At the recently concluded MAMI Mumbai film festival 2024 which ended with Sean Baker’s Anora on Thursday, two war documentaries, No Other Land and Russians At War were programmed and scheduled to play.
The former documentary, directed by a group of Palestinian and Israeli journalists and activists comprising Yuval Abraham, Basel Adra, Rachel Szor and Hamdan Ballal, chronicles the life of Adra, a young Palestinian, as he films the homes in his community being destroyed by Israeli soldiers. The latter, directed by Anastasia Trofimova, is a French-Canadian production chronicling the lives of Russian soldiers on the front lines of the ongoing Russia-Ukraine conflict.
Both films were scheduled for the ‘World Cinema’ section at the festival, but at the last minute, were removed from the line-up. An email and a text message to most festival delegates stating that the films wouldn’t be shown, and were instead being replaced with other films.
A statement shared on the festival’s official social media handle stated that the films had been pulled from line-up because of being unable to procure ‘necessary permissions’ in time for the films.
As per the rules of the Ministry of Information & Broadcasting (MIB) for films playing at non-commercial film festivals, the director (of the festival) is required to apply for exemption from certification for all films.

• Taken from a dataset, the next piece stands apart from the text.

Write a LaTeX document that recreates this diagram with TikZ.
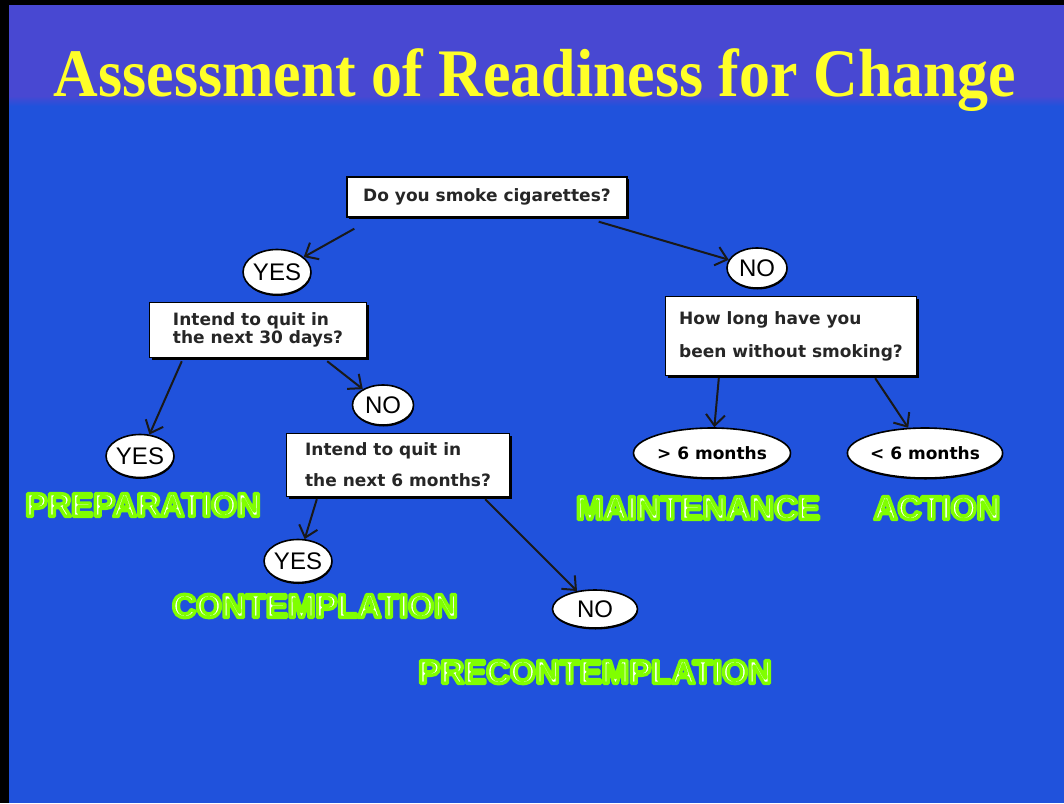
\documentclass[tikz,border=0pt]{standalone}
\usepackage{fontspec}
\usetikzlibrary{arrows.meta,shapes.geometric,shadows}
\newfontfamily\titlefont{Liberation Serif}
\newfontfamily\boxfont{DejaVu Sans}
\newfontfamily\ovalfont{Liberation Sans}

\definecolor{topband}{RGB}{72,72,210}
\definecolor{slideblue}{RGB}{32,82,220}
\definecolor{titleyellow}{RGB}{255,255,40}

% white letters with a green rim
\newcommand\greenglow[1]{\special{pdf:literal direct 0.5 1 0 RG 3.4 w 1 j 2 Tr}#1\special{pdf:literal direct 0 Tr 0 j}}

\tikzset{
  question/.style={rectangle, draw=black, line width=1.4pt, fill=white, inner ysep=0pt, align=left,
    drop shadow={shadow xshift=2pt, shadow yshift=-2pt, fill=black, opacity=1},
    font=\boxfont\bfseries\fontsize{17}{18}\selectfont, text=black!85},
  answer/.style={ellipse, draw=black, line width=1.6pt, fill=white, inner sep=0pt,
    drop shadow={shadow xshift=0.5pt, shadow yshift=-1.5pt, fill=black, opacity=1},
    font=\ovalfont\fontsize{24}{26}\selectfont, text=black},
  stage/.style={font=\ovalfont\bfseries\fontsize{33}{36}\selectfont, text=white},
  arr/.style={line width=2pt, black!90, -{Straight Barb[length=11pt,width=19pt]}},
}

\begin{document}
\begin{tikzpicture}[x=1pt, y=-1pt]
    \useasboundingbox (0,0) rectangle (1064,803);
    % slide background
    \fill[slideblue] (0,0) rectangle (1064,803);
    \fill[topband] (0,0) rectangle (1064,97);
    \shade[top color=topband, bottom color=slideblue] (0,96) rectangle (1064,106);
    \fill[black] (0,0) rectangle (9,803);
    \fill[black] (0,0) rectangle (1064,5);

    \node[anchor=base, font=\titlefont\bfseries\fontsize{68}{70}\selectfont, text=titleyellow] (title) at (535,96)
        {\scalebox{0.91}[1]{Assessment of Readiness for Change}};

    % questions
    \node[question, minimum width=280pt, minimum height=40pt] (smoke) at (487,197) {Do you smoke cigarettes?};
    \node[question, minimum width=217pt, minimum height=55pt] (quit30) at (258,330)
        {Intend to quit in\\the next 30 days?};
    \node[question, minimum width=223pt, minimum height=63pt,
        font=\boxfont\bfseries\fontsize{17}{31}\selectfont] (quit6) at (398,465)
        {Intend to quit in\\the next 6 months?};
    \node[question, minimum width=251pt, minimum height=79pt,
        font=\boxfont\bfseries\fontsize{17}{33}\selectfont] (howlong) at (791,336)
        {How long have you\\been without smoking?};

    % answers
    \node[answer, minimum width=65pt, minimum height=45pt] (yesA) at (277,272) {YES};
    \node[answer, minimum width=60pt, minimum height=40pt] (noA) at (757,268) {NO};
    \node[answer, minimum width=64pt, minimum height=43pt] (yesB) at (140,456) {YES};
    \node[answer, minimum width=61pt, minimum height=40pt] (noB) at (383,405) {NO};
    \node[answer, minimum width=65pt, minimum height=43pt] (yesC) at (298,561) {YES};
    \node[answer, minimum width=85pt, minimum height=38pt] (noC) at (595,609) {NO};
    \node[answer, minimum width=157pt, minimum height=50pt, font=\boxfont\bfseries\fontsize{17}{18}\selectfont] (over6) at (712,453) {> 6 months};
    \node[answer, minimum width=155pt, minimum height=50pt, font=\boxfont\bfseries\fontsize{17}{18}\selectfont] (under6) at (925,453) {< 6 months};

    % stages
    \node[stage] (prep) at (143,505) {\greenglow{PREPARATION}};
    \node[stage] (contemp) at (315,606) {\greenglow{CONTEMPLATION}};
    \node[stage] (precontemp) at (595,672) {\greenglow{PRECONTEMPLATION}};
    \node[stage] (maint) at (698,508) {\greenglow{MAINTENANCE}};
    \node[stage] (action) at (937,508) {\greenglow{ACTION}};

    % arrows
    \draw[arr] ([xshift=8pt, yshift=-11pt]smoke.south west) -- (yesA);
    \draw[arr] ([xshift=-29pt, yshift=-4pt]smoke.south east) -- (noA);
    \draw[arr] ([xshift=33pt, yshift=-3pt]quit30.south west) -- (yesB);
    \draw[arr] ([xshift=-40pt, yshift=-3pt]quit30.south east) -- (noB);
    \draw[arr] ([xshift=31pt, yshift=-2pt]quit6.south west) -- (yesC);
    \draw[arr] ([xshift=-25pt, yshift=-2pt]quit6.south east) -- (noC);
    \draw[arr] ([xshift=54pt, yshift=-2pt]howlong.south west) -- (over6);
    \draw[arr] ([xshift=-42pt, yshift=-2pt]howlong.south east) -- (under6);
\end{tikzpicture}
\end{document}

For this, the ministry is sent a list of all the films with an accompanying synopsis for them. The government is supposed to dispose of such requests within 15 days of receiving them.
Likely flagged for their politically sensitive content by MIB
Sources say that both No Other Land and Russians at War were likely flagged for their politically sensitive content by the MIB. India’s stance to the ongoing conflicts in Gaza and Ukraine may have something to do with it.
The MAMI festival has been known to be a supporter of and platform for ‘political’ works like Prateek Vats’s Eeb Allay Oo!! (2019), Payal Kapadia’s A Night of Knowing Nothing (2022), among many other titles in recent years. Showing both the foreign documentaries at the festival would have been par for the course.
“The response for non-exempted films is usually about a possible law & order situation arising after a film plays,” said a source who did not wish to be named. There’s also a lack of transparency because no reason is given. It appears as though some fall through the cracks, while some get pulled out like in the case of the two aforementioned war documentaries.
When The Wire reached out to co-director of No Other Land Yuval Abraham he said he was unaware that such a thing had happened. The festival source says that’s not surprising for filmmakers from conflict regions who are often not in the loop around a film’s exhibition at festivals. “The distributors and sales agents usually look after this.”
*The Wire reached out to a PIB spokesperson for a comment on the matter of the denied exemption certificates to the two films. This piece will be updated when we get a response.